EXERCISE INPUT
==========

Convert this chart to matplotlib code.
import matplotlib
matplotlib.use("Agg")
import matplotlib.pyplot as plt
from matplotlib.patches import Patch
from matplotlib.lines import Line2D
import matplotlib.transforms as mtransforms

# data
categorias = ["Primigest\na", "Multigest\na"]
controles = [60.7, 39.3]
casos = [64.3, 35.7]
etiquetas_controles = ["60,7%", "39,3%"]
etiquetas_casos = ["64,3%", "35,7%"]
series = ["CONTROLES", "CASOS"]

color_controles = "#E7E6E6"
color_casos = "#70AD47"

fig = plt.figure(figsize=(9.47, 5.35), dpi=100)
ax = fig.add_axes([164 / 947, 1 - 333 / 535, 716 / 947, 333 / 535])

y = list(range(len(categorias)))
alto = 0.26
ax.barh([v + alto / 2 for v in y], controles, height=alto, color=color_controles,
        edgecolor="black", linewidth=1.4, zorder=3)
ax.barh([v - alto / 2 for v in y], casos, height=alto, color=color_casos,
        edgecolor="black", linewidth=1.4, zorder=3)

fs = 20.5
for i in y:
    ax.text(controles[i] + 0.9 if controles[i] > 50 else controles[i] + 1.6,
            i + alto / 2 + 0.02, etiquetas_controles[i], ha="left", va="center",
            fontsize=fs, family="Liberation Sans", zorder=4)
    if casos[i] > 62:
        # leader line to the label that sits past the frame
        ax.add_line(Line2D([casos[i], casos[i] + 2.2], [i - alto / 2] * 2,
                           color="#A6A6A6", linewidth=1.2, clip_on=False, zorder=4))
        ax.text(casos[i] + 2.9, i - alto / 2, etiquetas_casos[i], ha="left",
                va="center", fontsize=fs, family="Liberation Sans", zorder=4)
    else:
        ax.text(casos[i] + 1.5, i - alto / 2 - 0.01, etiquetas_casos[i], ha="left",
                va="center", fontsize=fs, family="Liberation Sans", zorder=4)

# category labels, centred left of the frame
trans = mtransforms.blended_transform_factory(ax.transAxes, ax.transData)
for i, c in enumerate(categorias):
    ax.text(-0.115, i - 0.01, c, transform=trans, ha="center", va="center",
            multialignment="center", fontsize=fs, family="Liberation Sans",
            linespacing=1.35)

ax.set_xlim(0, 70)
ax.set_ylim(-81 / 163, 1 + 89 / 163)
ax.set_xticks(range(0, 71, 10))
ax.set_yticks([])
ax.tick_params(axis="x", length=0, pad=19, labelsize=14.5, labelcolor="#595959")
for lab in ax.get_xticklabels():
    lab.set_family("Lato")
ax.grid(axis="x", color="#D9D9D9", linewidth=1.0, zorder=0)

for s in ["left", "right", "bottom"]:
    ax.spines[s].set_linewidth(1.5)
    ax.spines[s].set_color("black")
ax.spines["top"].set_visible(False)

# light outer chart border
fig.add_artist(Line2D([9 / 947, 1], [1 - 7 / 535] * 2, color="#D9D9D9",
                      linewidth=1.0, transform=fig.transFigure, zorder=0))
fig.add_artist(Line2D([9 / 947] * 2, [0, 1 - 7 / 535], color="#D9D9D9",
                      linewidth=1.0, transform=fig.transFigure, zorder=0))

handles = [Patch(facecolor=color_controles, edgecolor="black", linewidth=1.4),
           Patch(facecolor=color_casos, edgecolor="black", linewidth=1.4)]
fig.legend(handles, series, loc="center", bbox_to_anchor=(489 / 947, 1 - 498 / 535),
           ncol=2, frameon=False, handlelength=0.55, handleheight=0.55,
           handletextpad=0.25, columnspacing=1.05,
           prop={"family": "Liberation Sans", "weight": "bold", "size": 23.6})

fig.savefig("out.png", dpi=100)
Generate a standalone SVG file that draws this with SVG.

==========

WHAT YOU HAVE TO DO
Reproduce word for word the lines of the records above, beginning at the first and ending with the line where "ax = fig.add_axes([164" appears, and nothing past it.

SOLUTION FOR THIS EXERCISE
Convert this chart to matplotlib code.
import matplotlib
matplotlib.use("Agg")
import matplotlib.pyplot as plt
from matplotlib.patches import Patch
from matplotlib.lines import Line2D
import matplotlib.transforms as mtransforms

# data
categorias = ["Primigest\na", "Multigest\na"]
controles = [60.7, 39.3]
casos = [64.3, 35.7]
etiquetas_controles = ["60,7%", "39,3%"]
etiquetas_casos = ["64,3%", "35,7%"]
series = ["CONTROLES", "CASOS"]

color_controles = "#E7E6E6"
color_casos = "#70AD47"

fig = plt.figure(figsize=(9.47, 5.35), dpi=100)
ax = fig.add_axes([164 / 947, 1 - 333 / 535, 716 / 947, 333 / 535])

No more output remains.